Given task = Give an exact copy of every line, leaving images out.

Data shown =

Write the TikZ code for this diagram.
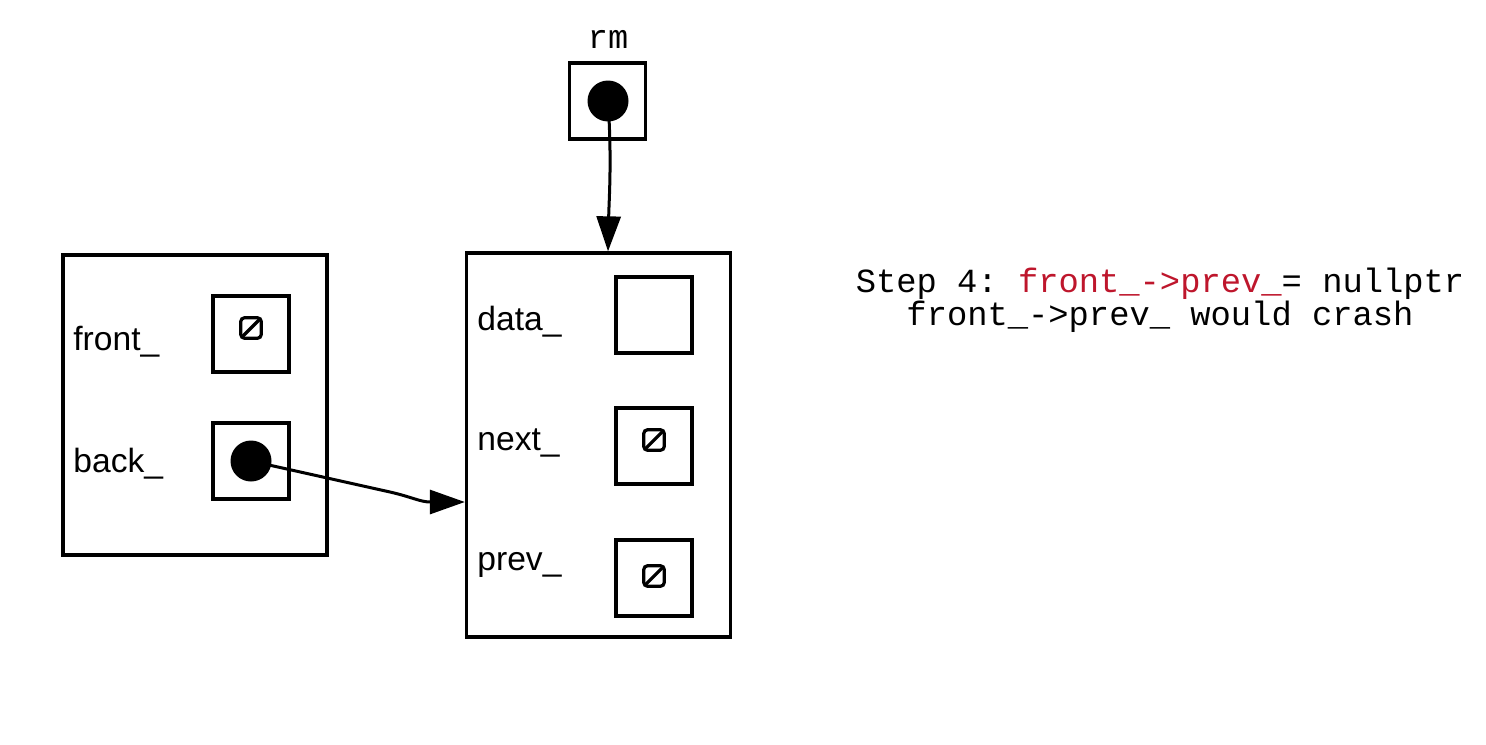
\documentclass[tikz,border=0pt]{standalone}
\usepackage{fontspec}
\setmainfont{Liberation Sans}
\newfontfamily\monofont{Liberation Mono}
\usetikzlibrary{arrows.meta}
\definecolor{hl}{RGB}{190,22,44}
\tikzset{
  outerbox/.style={draw, line width=1.65pt, minimum width=132pt, inner sep=0pt},
  cellbox/.style={draw, line width=1.65pt, minimum size=38pt, inner sep=0pt},
  fieldlabel/.style={anchor=west, inner sep=0pt, font=\fontsize{16.8pt}{18pt}\selectfont},
  dotmark/.style={circle, fill=black, minimum size=20.5pt, inner sep=0pt},
  nullmark/.style={draw, line width=1.6pt, rounded corners=1.8pt, minimum size=10.2pt, inner sep=0pt, path picture={\draw[line width=1.6pt] (path picture bounding box.south west) -- (path picture bounding box.north east);}},
  ptr/.style={line width=1.5pt, -{Triangle[length=17.5pt, width=12pt]}},
}
\begin{document}
\begin{tikzpicture}[x=0.5pt, y=-0.5pt]
\useasboundingbox (0,0) rectangle (1486,744);
% left list box
\node[outerbox, minimum height=150pt] (list) at (195,405) {};
\node[fieldlabel] (frontlbl) at (73,342) {front\_};
\node[fieldlabel] (backlbl) at (73,464) {back\_};
\node[cellbox] (frontcell) at (251,334) {};
\node[nullmark] (frontnull) at (251,328) {};
\node[cellbox] (backcell) at (251,461) {};
\node[dotmark] (backdot) at (251,461) {};
% node box
\node[outerbox, minimum height=192pt] (nodebox) at (598.5,445) {};
\node[fieldlabel] (datalbl) at (477,322) {data\_};
\node[fieldlabel] (nextlbl) at (477,443) {next\_};
\node[fieldlabel] (prevlbl) at (477,565) {prev\_};
\node[cellbox] (datacell) at (654,315) {};
\node[cellbox] (nextcell) at (654,446) {};
\node[nullmark] (nextnull) at (654,440) {};
\node[cellbox] (prevcell) at (654,578) {};
\node[nullmark] (prevnull) at (654,576) {};
% rm
\node[font=\monofont\fontsize{16.8pt}{18pt}\selectfont, inner sep=0pt] (rmlbl) at (608,39) {rm};
\node[cellbox] (rmcell) at (607.5,101) {};
\node[dotmark] (rmdot) at (608,101) {};
% connectors
\coordinate (rmtip) at (nodebox.north -| rmdot);
\draw[ptr] (rmdot.center) .. controls (612,160) and (609,200) .. (rmtip);
\coordinate (backtip) at (nodebox.west |- 0,502);
\draw[ptr] (backdot.center) -- (390,492) .. controls (412,497) and (420,502) .. (backtip);
% caption
\node[font=\monofont\fontsize{16.9pt}{16.3pt}\selectfont\frenchspacing, align=center, inner sep=0pt] (caption) at (1160,300)
  {Step 4: \textcolor{hl}{front\_->prev\_}= nullptr\\front\_->prev\_ would crash};
\end{tikzpicture}
\end{document}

Correct response =
Write the TikZ code for this diagram.
\documentclass[tikz,border=0pt]{standalone}
\usepackage{fontspec}
\setmainfont{Liberation Sans}
\newfontfamily\monofont{Liberation Mono}
\usetikzlibrary{arrows.meta}
\definecolor{hl}{RGB}{190,22,44}
\tikzset{
  outerbox/.style={draw, line width=1.65pt, minimum width=132pt, inner sep=0pt},
  cellbox/.style={draw, line width=1.65pt, minimum size=38pt, inner sep=0pt},
  fieldlabel/.style={anchor=west, inner sep=0pt, font=\fontsize{16.8pt}{18pt}\selectfont},
  dotmark/.style={circle, fill=black, minimum size=20.5pt, inner sep=0pt},
  nullmark/.style={draw, line width=1.6pt, rounded corners=1.8pt, minimum size=10.2pt, inner sep=0pt, path picture={\draw[line width=1.6pt] (path picture bounding box.south west) -- (path picture bounding box.north east);}},
  ptr/.style={line width=1.5pt, -{Triangle[length=17.5pt, width=12pt]}},
}
\begin{document}
\begin{tikzpicture}[x=0.5pt, y=-0.5pt]
\useasboundingbox (0,0) rectangle (1486,744);
% left list box
\node[outerbox, minimum height=150pt] (list) at (195,405) {};
\node[fieldlabel] (frontlbl) at (73,342) {front\_};
\node[fieldlabel] (backlbl) at (73,464) {back\_};
\node[cellbox] (frontcell) at (251,334) {};
\node[nullmark] (frontnull) at (251,328) {};
\node[cellbox] (backcell) at (251,461) {};
\node[dotmark] (backdot) at (251,461) {};
% node box
\node[outerbox, minimum height=192pt] (nodebox) at (598.5,445) {};
\node[fieldlabel] (datalbl) at (477,322) {data\_};
\node[fieldlabel] (nextlbl) at (477,443) {next\_};
\node[fieldlabel] (prevlbl) at (477,565) {prev\_};
\node[cellbox] (datacell) at (654,315) {};
\node[cellbox] (nextcell) at (654,446) {};
\node[nullmark] (nextnull) at (654,440) {};
\node[cellbox] (prevcell) at (654,578) {};
\node[nullmark] (prevnull) at (654,576) {};
% rm
\node[font=\monofont\fontsize{16.8pt}{18pt}\selectfont, inner sep=0pt] (rmlbl) at (608,39) {rm};
\node[cellbox] (rmcell) at (607.5,101) {};
\node[dotmark] (rmdot) at (608,101) {};
% connectors
\coordinate (rmtip) at (nodebox.north -| rmdot);
\draw[ptr] (rmdot.center) .. controls (612,160) and (609,200) .. (rmtip);
\coordinate (backtip) at (nodebox.west |- 0,502);
\draw[ptr] (backdot.center) -- (390,492) .. controls (412,497) and (420,502) .. (backtip);
% caption
\node[font=\monofont\fontsize{16.9pt}{16.3pt}\selectfont\frenchspacing, align=center, inner sep=0pt] (caption) at (1160,300)
  {Step 4: \textcolor{hl}{front\_->prev\_}= nullptr\\front\_->prev\_ would crash};
\end{tikzpicture}
\end{document}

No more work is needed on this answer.